Lo peor del proyecto de ley que ha presentado el Ministerio de Igualdad, a través de su titular, Irene Montero, no es el contenido en sí mismo, sino esa forma, entre adolescente y desenfadada, de enfocar asuntos verdaderamente serios, donde entran en colisión valores como la libertad, la salud o nada menos que el derecho a la vida. El aborto, se mire como se mire, representa siempre la historia de un fracaso, y más allá del interminable debate sobre su permisividad, más ética que legal, deja el desagradable rastro de la derrota, por mucho que desde cierto feminismo posmoderno en auge se nos quiera vender a toda costa como un triunfo.

Personalmente no estoy a favor del aborto libre, más por una cuestión de responsabilidad que por otra cosa, pero sí creo que, como en todos los países de nuestro entorno, es un tema que debe estar regulado, para lo bueno y para lo malo. Y me gusta leer y escuchar las razones de quienes, desde otras perspectivas también interesantes (la de Carmen Camacho ayer en estas líneas, sin ir más lejos), justifican su tratamiento legal, pues es evidente que no todos los casos son iguales, y bajo el rico manto de la rectitud y las buenas costumbres no pocas veces se esconde la doble vara de medir de la hipocresía.

Lo curioso de la variante española es que era este un asunto aparentemente solventado, que tampoco parecía estar en los primeros puestos de la lista de problemas de los ciudadanos. Así lo parecía con la ley de supuestos del 85, o incluso con la de plazos de 2010, que ni siquiera un PP con mayoría absoluta se atrevió a tumbar, dejando en la cuneta aquel proyecto mucho más restrictivo de Ruiz-Gallardón, endosándole el problema vía recurso al Tribunal Constitucional quien, por cierto, todavía no ha dictado su sentencia… ¡doce años después!
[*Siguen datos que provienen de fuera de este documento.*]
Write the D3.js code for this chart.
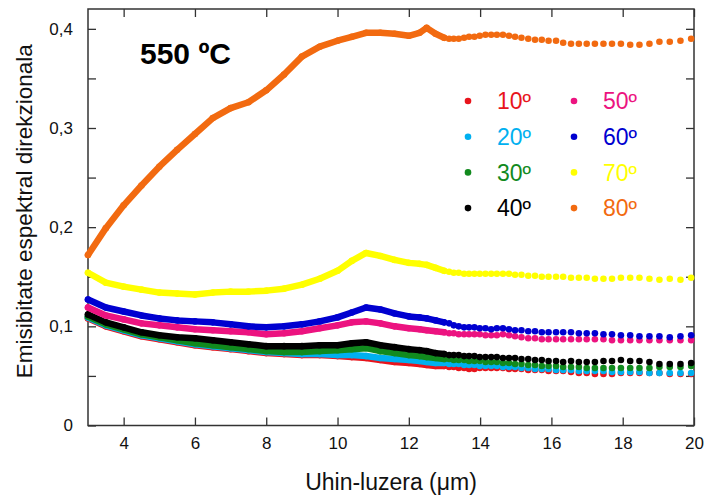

Ahora, cuando el país se encamina a una nueva crisis de deuda y problemas de todo tipo surgen por doquier, aparece sonriente y pizpireta la ministra, como quien se ha escapado de una clase de Bachillerato, para anunciarnos como si tal cosa que a partir de ahora cualquier muchacha de dieciséis años podrá abortar sin el permiso paterno. ¿De verdad se ha discutido el tema en el Gobierno con la seriedad que un asunto de esta gravedad requiere? Si no fuera por la ristra de frustraciones y desengaños que pueden derivarse de decisiones como esta, sería para mandarla de vuelta directamente al instituto.